A detailed study undertaken by Prakash Karat, general secretary of the Communist Party of India (Marxist), on NGOs advanced this debate considerably. His study “Action Groups/Voluntary Organisations: A Factor in Imperialist Strategy”, argued that a number of NGOs reflected strategies developed in imperialist quarters to harness the forces of voluntary agencies/action groups to their strategic design to penetrate Indian society and influence its course of development. Even as arguments like this were discussed through most of the 1980s, in the early 1990s, several NGOs and civil society organisations started displaying a unique two-dimensional character.
On the one side, some of them became part of the social capital-oriented government processes while others took up social, political and people’s causes left unaddressed by established political players. While the difference between the two groups were noticeable during the Congress- and the BJP-led governments that were in power during the 1990s, the UPA-I government (2004-09) witnessed the involvement of the latter group in governance, through the National Advisory Council led by Congress president Sonia Gandhi.
This turn of events invited an organised reaction from the BJP at that time. It evolved two comprehensive vision documents that sought to emphasise the need to strengthen its own NGOs and harness them politically. This was advanced in a steadfast manner by supporting, building and infiltrating several NGOs and civil society organisations. The high point of this was during the anti-corruption movement led by Anna Hazare.

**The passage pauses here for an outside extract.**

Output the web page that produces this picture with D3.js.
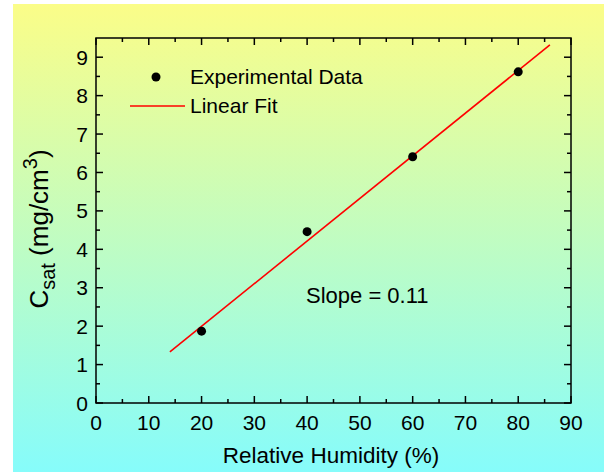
<!DOCTYPE html>
<html><head><meta charset="utf-8">
<script src="https://cdn.jsdelivr.net/npm/d3@7"></script>
<style>body{margin:0;background:#fff}svg{display:block}text{font-family:"Liberation Sans",Arial,sans-serif;fill:#000}</style>
</head><body>
<script>
const humidity = [20, 40, 60, 80];
const csat = [1.87, 4.46, 6.41, 8.62];
const fitX = [14, 86];
const fitY = [1.33, 9.32];
const xTicks = [0,10,20,30,40,50,60,70,80,90];
const yTicks = [0,1,2,3,4,5,6,7,8,9];
const xMinor = [5,15,25,35,45,55,65,75,85];
const yMinor = [0.5,1.5,2.5,3.5,4.5,5.5,6.5,7.5,8.5];

const W=609,H=475;
const svg=d3.select("body").append("svg").attr("width",W).attr("height",H);
const defs=svg.append("defs");
const g=defs.append("linearGradient").attr("id","bg").attr("x1",0).attr("y1",0).attr("x2",0).attr("y2",1);
g.append("stop").attr("offset","0%").attr("stop-color","#fbfd88");
g.append("stop").attr("offset","100%").attr("stop-color","#86fcfb");
svg.append("rect").attr("x",13).attr("y",4).attr("width",591).attr("height",468).attr("fill","url(#bg)");

const L=96,R=571,T=38,B=403;
const x=d3.scaleLinear().domain([0,90]).range([L,R]);
const y=d3.scaleLinear().domain([0,9.5]).range([B,T]);

const ax=svg.append("g").attr("stroke","#000").attr("stroke-width",1.5);
svg.append("rect").attr("x",L).attr("y",T).attr("width",R-L).attr("height",B-T).attr("fill","none").attr("stroke","#000").attr("stroke-width",1.5);
xTicks.forEach(v=>{ax.append("line").attr("x1",x(v)).attr("x2",x(v)).attr("y1",B).attr("y2",B-7);
 ax.append("line").attr("x1",x(v)).attr("x2",x(v)).attr("y1",T).attr("y2",T+7);});
xMinor.forEach(v=>{ax.append("line").attr("x1",x(v)).attr("x2",x(v)).attr("y1",B).attr("y2",B-4);
 ax.append("line").attr("x1",x(v)).attr("x2",x(v)).attr("y1",T).attr("y2",T+4);});
yTicks.forEach(v=>{ax.append("line").attr("y1",y(v)).attr("y2",y(v)).attr("x1",L).attr("x2",L+7);
 ax.append("line").attr("y1",y(v)).attr("y2",y(v)).attr("x1",R).attr("x2",R-7);});
yMinor.forEach(v=>{ax.append("line").attr("y1",y(v)).attr("y2",y(v)).attr("x1",L).attr("x2",L+4);
 ax.append("line").attr("y1",y(v)).attr("y2",y(v)).attr("x1",R).attr("x2",R-4);});

svg.append("g").selectAll("text").data(xTicks).join("text").attr("x",d=>x(d)).attr("y",B+27)
 .attr("text-anchor","middle").attr("font-size",21).text(d=>d);
svg.append("g").selectAll("text").data(yTicks).join("text").attr("x",L-8).attr("y",d=>y(d)+7.5)
 .attr("text-anchor","end").attr("font-size",21).text(d=>d);

svg.append("text").attr("x",331).attr("y",463).attr("text-anchor","middle").attr("font-size",22.5).text("Relative Humidity (%)");
const yl=svg.append("text").attr("transform","translate(48,229) rotate(-90)").attr("text-anchor","middle").attr("font-size",26);
yl.append("tspan").text("C");
yl.append("tspan").attr("font-size",20).attr("dy",7).text("sat");
yl.append("tspan").attr("dy",-7).text(" (mg/cm");
yl.append("tspan").attr("font-size",20).attr("dy",-11).text("3");
yl.append("tspan").attr("dy",11).text(")");

svg.append("line").attr("x1",x(fitX[0])).attr("y1",y(fitY[0])).attr("x2",x(fitX[1])).attr("y2",y(fitY[1]))
 .attr("stroke","#ff0000").attr("stroke-width",1.6);
svg.append("g").selectAll("circle").data(humidity).join("circle").attr("cx",d=>x(d)).attr("cy",(d,i)=>y(csat[i])).attr("r",4.5).attr("fill","#000");

svg.append("circle").attr("cx",156).attr("cy",77).attr("r",4.5).attr("fill","#000");
svg.append("text").attr("x",190).attr("y",84).attr("font-size",21).text("Experimental Data");
svg.append("line").attr("x1",130).attr("x2",185).attr("y1",106).attr("y2",106).attr("stroke","#ff0000").attr("stroke-width",1.6);
svg.append("text").attr("x",190).attr("y",113).attr("font-size",21).text("Linear Fit");

svg.append("text").attr("x",306).attr("y",303).attr("font-size",22).text("Slope = 0.11");
</script>
</body></html>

The plan to hijack that movement for the political benefit of the BJP did advance well until Arvind Kejriwal and the Aam Aadmi Party (AAP) formed by him took the movement in a different direction. By any yardstick, the current report and the prospective and planned political and administrative moves on its basis are a continuation of this tussle. Clearly, the Modi government is targeting those NGOs that have sought to champion people’s causes not taken up adequately by the political class. An important instrument for these NGOs and civil society organisations and leaders to challenge this devious move would be enhancing their transparency and internal democracy quotient.
According to Sangh Parivar insiders, the RSS and its affiliates plan to create a climate where their front organisations and the NGOs controlled by them have hegemony over the social and political spaces now occupied by the NGOs that have taken up people-oriented issues. No wonder, the I.B. report is silent on a number of foreign-funded Sangh Parivar NGOs, whose questionable funding and activities have been cited time and again in the past two decades.
Clearly, the emergent situation and the orchestrations aimed at hegemony in civil society space make the role of NGOs and civil society organisations in the public sphere even more important.